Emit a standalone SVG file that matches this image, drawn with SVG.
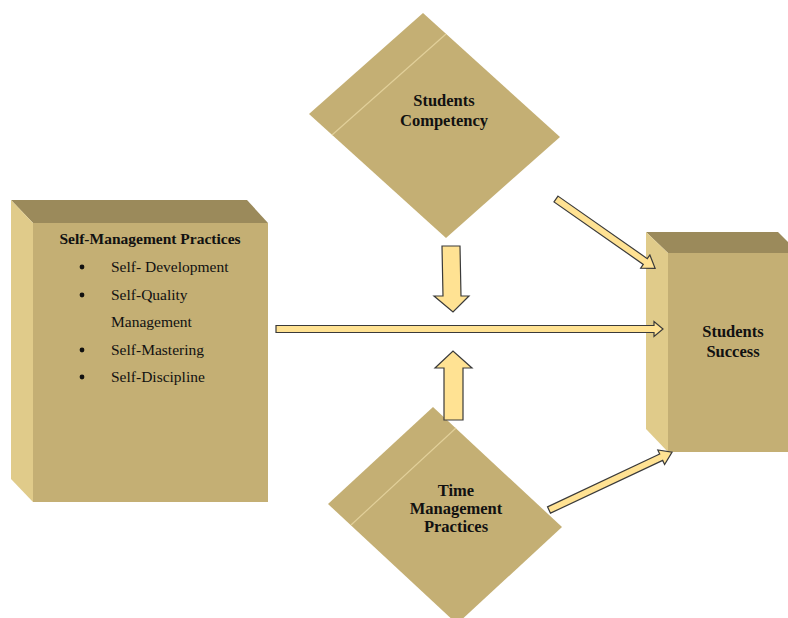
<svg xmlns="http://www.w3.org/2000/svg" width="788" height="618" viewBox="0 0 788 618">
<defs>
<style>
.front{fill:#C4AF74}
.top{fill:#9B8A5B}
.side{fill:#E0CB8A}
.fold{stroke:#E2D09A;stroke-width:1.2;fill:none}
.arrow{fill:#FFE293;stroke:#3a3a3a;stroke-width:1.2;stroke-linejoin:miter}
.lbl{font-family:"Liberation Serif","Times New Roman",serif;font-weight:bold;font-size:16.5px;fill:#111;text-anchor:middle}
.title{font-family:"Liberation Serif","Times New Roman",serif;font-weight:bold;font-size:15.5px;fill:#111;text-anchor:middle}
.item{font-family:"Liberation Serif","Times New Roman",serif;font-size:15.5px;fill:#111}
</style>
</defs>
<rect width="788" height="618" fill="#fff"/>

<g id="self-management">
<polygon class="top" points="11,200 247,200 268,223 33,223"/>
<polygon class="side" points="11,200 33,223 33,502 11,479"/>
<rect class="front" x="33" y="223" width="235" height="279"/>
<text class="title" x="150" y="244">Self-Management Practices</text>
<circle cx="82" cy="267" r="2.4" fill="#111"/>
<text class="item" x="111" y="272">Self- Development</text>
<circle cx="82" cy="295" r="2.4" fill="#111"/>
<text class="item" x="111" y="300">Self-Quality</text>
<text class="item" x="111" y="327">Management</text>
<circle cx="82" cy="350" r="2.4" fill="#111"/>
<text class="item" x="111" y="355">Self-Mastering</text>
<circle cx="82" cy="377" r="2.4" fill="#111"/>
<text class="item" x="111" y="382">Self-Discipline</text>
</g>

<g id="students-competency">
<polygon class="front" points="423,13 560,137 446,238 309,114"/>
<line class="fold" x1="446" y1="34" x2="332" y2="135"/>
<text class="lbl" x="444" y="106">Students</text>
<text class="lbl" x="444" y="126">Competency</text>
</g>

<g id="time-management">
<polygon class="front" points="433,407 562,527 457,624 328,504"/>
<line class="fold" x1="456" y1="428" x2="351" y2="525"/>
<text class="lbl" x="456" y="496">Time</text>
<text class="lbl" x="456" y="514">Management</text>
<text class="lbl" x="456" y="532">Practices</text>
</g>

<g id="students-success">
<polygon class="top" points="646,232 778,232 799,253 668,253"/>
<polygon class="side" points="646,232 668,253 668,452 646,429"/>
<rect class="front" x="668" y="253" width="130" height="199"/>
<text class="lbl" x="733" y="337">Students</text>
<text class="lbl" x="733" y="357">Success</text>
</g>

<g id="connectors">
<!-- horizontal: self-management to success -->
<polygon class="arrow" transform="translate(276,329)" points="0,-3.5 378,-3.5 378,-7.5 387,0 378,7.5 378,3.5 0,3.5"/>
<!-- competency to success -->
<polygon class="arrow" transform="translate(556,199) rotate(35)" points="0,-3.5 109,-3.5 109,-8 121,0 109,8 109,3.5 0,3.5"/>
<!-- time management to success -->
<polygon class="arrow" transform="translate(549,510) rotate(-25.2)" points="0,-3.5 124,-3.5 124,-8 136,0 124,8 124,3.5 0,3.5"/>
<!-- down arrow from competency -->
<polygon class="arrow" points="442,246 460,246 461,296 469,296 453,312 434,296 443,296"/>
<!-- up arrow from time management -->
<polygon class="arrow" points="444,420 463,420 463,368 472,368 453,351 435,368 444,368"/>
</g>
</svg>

(YOUR TASK)
In your copy, leave out the pictures and reproduce the material above exactly.

(COMPLETE OUTPUT)
Emit a standalone SVG file that matches this image, drawn with SVG.
<svg xmlns="http://www.w3.org/2000/svg" width="788" height="618" viewBox="0 0 788 618">
<defs>
<style>
.front{fill:#C4AF74}
.top{fill:#9B8A5B}
.side{fill:#E0CB8A}
.fold{stroke:#E2D09A;stroke-width:1.2;fill:none}
.arrow{fill:#FFE293;stroke:#3a3a3a;stroke-width:1.2;stroke-linejoin:miter}
.lbl{font-family:"Liberation Serif","Times New Roman",serif;font-weight:bold;font-size:16.5px;fill:#111;text-anchor:middle}
.title{font-family:"Liberation Serif","Times New Roman",serif;font-weight:bold;font-size:15.5px;fill:#111;text-anchor:middle}
.item{font-family:"Liberation Serif","Times New Roman",serif;font-size:15.5px;fill:#111}
</style>
</defs>
<rect width="788" height="618" fill="#fff"/>

<g id="self-management">
<polygon class="top" points="11,200 247,200 268,223 33,223"/>
<polygon class="side" points="11,200 33,223 33,502 11,479"/>
<rect class="front" x="33" y="223" width="235" height="279"/>
<text class="title" x="150" y="244">Self-Management Practices</text>
<circle cx="82" cy="267" r="2.4" fill="#111"/>
<text class="item" x="111" y="272">Self- Development</text>
<circle cx="82" cy="295" r="2.4" fill="#111"/>
<text class="item" x="111" y="300">Self-Quality</text>
<text class="item" x="111" y="327">Management</text>
<circle cx="82" cy="350" r="2.4" fill="#111"/>
<text class="item" x="111" y="355">Self-Mastering</text>
<circle cx="82" cy="377" r="2.4" fill="#111"/>
<text class="item" x="111" y="382">Self-Discipline</text>
</g>

<g id="students-competency">
<polygon class="front" points="423,13 560,137 446,238 309,114"/>
<line class="fold" x1="446" y1="34" x2="332" y2="135"/>
<text class="lbl" x="444" y="106">Students</text>
<text class="lbl" x="444" y="126">Competency</text>
</g>

<g id="time-management">
<polygon class="front" points="433,407 562,527 457,624 328,504"/>
<line class="fold" x1="456" y1="428" x2="351" y2="525"/>
<text class="lbl" x="456" y="496">Time</text>
<text class="lbl" x="456" y="514">Management</text>
<text class="lbl" x="456" y="532">Practices</text>
</g>

<g id="students-success">
<polygon class="top" points="646,232 778,232 799,253 668,253"/>
<polygon class="side" points="646,232 668,253 668,452 646,429"/>
<rect class="front" x="668" y="253" width="130" height="199"/>
<text class="lbl" x="733" y="337">Students</text>
<text class="lbl" x="733" y="357">Success</text>
</g>

<g id="connectors">
<!-- horizontal: self-management to success -->
<polygon class="arrow" transform="translate(276,329)" points="0,-3.5 378,-3.5 378,-7.5 387,0 378,7.5 378,3.5 0,3.5"/>
<!-- competency to success -->
<polygon class="arrow" transform="translate(556,199) rotate(35)" points="0,-3.5 109,-3.5 109,-8 121,0 109,8 109,3.5 0,3.5"/>
<!-- time management to success -->
<polygon class="arrow" transform="translate(549,510) rotate(-25.2)" points="0,-3.5 124,-3.5 124,-8 136,0 124,8 124,3.5 0,3.5"/>
<!-- down arrow from competency -->
<polygon class="arrow" points="442,246 460,246 461,296 469,296 453,312 434,296 443,296"/>
<!-- up arrow from time management -->
<polygon class="arrow" points="444,420 463,420 463,368 472,368 453,351 435,368 444,368"/>
</g>
</svg>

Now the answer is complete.